**DATA SECTION**

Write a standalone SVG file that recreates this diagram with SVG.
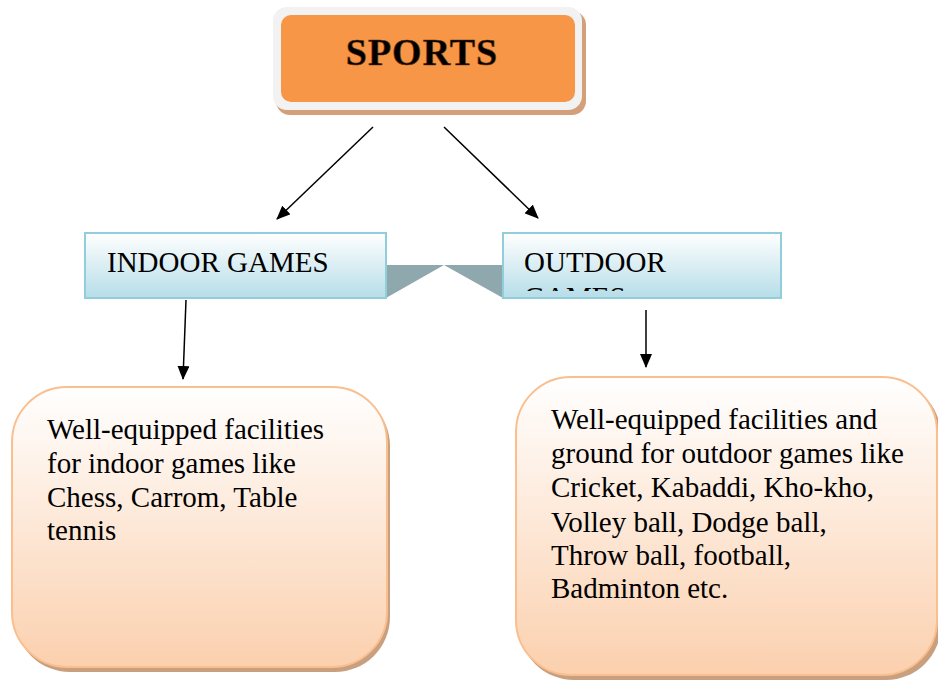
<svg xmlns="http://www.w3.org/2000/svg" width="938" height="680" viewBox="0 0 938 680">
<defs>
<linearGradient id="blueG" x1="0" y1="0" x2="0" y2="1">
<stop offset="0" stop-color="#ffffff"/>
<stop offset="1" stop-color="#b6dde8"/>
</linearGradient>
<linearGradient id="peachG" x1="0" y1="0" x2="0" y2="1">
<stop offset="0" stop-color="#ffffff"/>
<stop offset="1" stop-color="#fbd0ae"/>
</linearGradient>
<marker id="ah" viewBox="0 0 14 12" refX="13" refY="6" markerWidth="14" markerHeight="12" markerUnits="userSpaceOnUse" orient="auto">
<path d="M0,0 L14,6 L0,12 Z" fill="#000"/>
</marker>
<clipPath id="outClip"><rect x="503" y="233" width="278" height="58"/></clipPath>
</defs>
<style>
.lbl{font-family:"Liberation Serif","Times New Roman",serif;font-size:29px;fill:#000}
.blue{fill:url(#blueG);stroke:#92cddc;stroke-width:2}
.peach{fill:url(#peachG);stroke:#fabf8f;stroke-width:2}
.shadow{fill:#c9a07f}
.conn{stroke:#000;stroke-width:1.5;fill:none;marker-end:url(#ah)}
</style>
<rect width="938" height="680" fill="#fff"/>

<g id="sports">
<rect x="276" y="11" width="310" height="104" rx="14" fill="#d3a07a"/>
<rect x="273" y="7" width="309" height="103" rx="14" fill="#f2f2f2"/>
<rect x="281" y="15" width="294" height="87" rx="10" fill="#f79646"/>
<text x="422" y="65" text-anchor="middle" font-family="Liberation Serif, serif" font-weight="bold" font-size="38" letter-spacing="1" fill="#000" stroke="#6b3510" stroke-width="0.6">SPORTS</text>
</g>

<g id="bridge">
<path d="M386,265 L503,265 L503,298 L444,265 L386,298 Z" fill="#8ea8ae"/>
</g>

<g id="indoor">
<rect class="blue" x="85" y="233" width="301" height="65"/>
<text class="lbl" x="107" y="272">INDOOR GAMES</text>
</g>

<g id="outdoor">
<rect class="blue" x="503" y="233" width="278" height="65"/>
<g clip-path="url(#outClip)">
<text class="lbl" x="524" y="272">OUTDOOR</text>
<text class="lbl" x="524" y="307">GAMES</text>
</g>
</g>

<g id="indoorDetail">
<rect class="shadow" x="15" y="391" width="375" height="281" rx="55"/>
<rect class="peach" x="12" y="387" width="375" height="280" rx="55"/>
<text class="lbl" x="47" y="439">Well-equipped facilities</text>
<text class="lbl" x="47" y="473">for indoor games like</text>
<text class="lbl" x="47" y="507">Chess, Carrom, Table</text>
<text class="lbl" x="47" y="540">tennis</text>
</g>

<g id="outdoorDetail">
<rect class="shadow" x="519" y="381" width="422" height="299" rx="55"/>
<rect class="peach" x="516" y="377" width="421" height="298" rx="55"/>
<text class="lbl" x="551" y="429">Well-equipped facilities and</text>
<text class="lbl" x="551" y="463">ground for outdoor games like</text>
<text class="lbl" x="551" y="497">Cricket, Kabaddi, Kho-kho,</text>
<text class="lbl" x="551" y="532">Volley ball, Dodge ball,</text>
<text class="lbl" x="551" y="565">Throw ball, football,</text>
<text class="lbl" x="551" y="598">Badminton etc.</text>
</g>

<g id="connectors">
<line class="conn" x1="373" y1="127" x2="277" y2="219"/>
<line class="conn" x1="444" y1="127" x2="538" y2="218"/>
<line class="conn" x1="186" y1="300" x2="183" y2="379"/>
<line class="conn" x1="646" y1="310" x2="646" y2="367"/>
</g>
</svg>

**REQUIRED WORK**
Leave out the pictures and print every line of the data exactly.

**RESULT OF THE TASK**
Write a standalone SVG file that recreates this diagram with SVG.
<svg xmlns="http://www.w3.org/2000/svg" width="938" height="680" viewBox="0 0 938 680">
<defs>
<linearGradient id="blueG" x1="0" y1="0" x2="0" y2="1">
<stop offset="0" stop-color="#ffffff"/>
<stop offset="1" stop-color="#b6dde8"/>
</linearGradient>
<linearGradient id="peachG" x1="0" y1="0" x2="0" y2="1">
<stop offset="0" stop-color="#ffffff"/>
<stop offset="1" stop-color="#fbd0ae"/>
</linearGradient>
<marker id="ah" viewBox="0 0 14 12" refX="13" refY="6" markerWidth="14" markerHeight="12" markerUnits="userSpaceOnUse" orient="auto">
<path d="M0,0 L14,6 L0,12 Z" fill="#000"/>
</marker>
<clipPath id="outClip"><rect x="503" y="233" width="278" height="58"/></clipPath>
</defs>
<style>
.lbl{font-family:"Liberation Serif","Times New Roman",serif;font-size:29px;fill:#000}
.blue{fill:url(#blueG);stroke:#92cddc;stroke-width:2}
.peach{fill:url(#peachG);stroke:#fabf8f;stroke-width:2}
.shadow{fill:#c9a07f}
.conn{stroke:#000;stroke-width:1.5;fill:none;marker-end:url(#ah)}
</style>
<rect width="938" height="680" fill="#fff"/>

<g id="sports">
<rect x="276" y="11" width="310" height="104" rx="14" fill="#d3a07a"/>
<rect x="273" y="7" width="309" height="103" rx="14" fill="#f2f2f2"/>
<rect x="281" y="15" width="294" height="87" rx="10" fill="#f79646"/>
<text x="422" y="65" text-anchor="middle" font-family="Liberation Serif, serif" font-weight="bold" font-size="38" letter-spacing="1" fill="#000" stroke="#6b3510" stroke-width="0.6">SPORTS</text>
</g>

<g id="bridge">
<path d="M386,265 L503,265 L503,298 L444,265 L386,298 Z" fill="#8ea8ae"/>
</g>

<g id="indoor">
<rect class="blue" x="85" y="233" width="301" height="65"/>
<text class="lbl" x="107" y="272">INDOOR GAMES</text>
</g>

<g id="outdoor">
<rect class="blue" x="503" y="233" width="278" height="65"/>
<g clip-path="url(#outClip)">
<text class="lbl" x="524" y="272">OUTDOOR</text>
<text class="lbl" x="524" y="307">GAMES</text>
</g>
</g>

<g id="indoorDetail">
<rect class="shadow" x="15" y="391" width="375" height="281" rx="55"/>
<rect class="peach" x="12" y="387" width="375" height="280" rx="55"/>
<text class="lbl" x="47" y="439">Well-equipped facilities</text>
<text class="lbl" x="47" y="473">for indoor games like</text>
<text class="lbl" x="47" y="507">Chess, Carrom, Table</text>
<text class="lbl" x="47" y="540">tennis</text>
</g>

<g id="outdoorDetail">
<rect class="shadow" x="519" y="381" width="422" height="299" rx="55"/>
<rect class="peach" x="516" y="377" width="421" height="298" rx="55"/>
<text class="lbl" x="551" y="429">Well-equipped facilities and</text>
<text class="lbl" x="551" y="463">ground for outdoor games like</text>
<text class="lbl" x="551" y="497">Cricket, Kabaddi, Kho-kho,</text>
<text class="lbl" x="551" y="532">Volley ball, Dodge ball,</text>
<text class="lbl" x="551" y="565">Throw ball, football,</text>
<text class="lbl" x="551" y="598">Badminton etc.</text>
</g>

<g id="connectors">
<line class="conn" x1="373" y1="127" x2="277" y2="219"/>
<line class="conn" x1="444" y1="127" x2="538" y2="218"/>
<line class="conn" x1="186" y1="300" x2="183" y2="379"/>
<line class="conn" x1="646" y1="310" x2="646" y2="367"/>
</g>
</svg>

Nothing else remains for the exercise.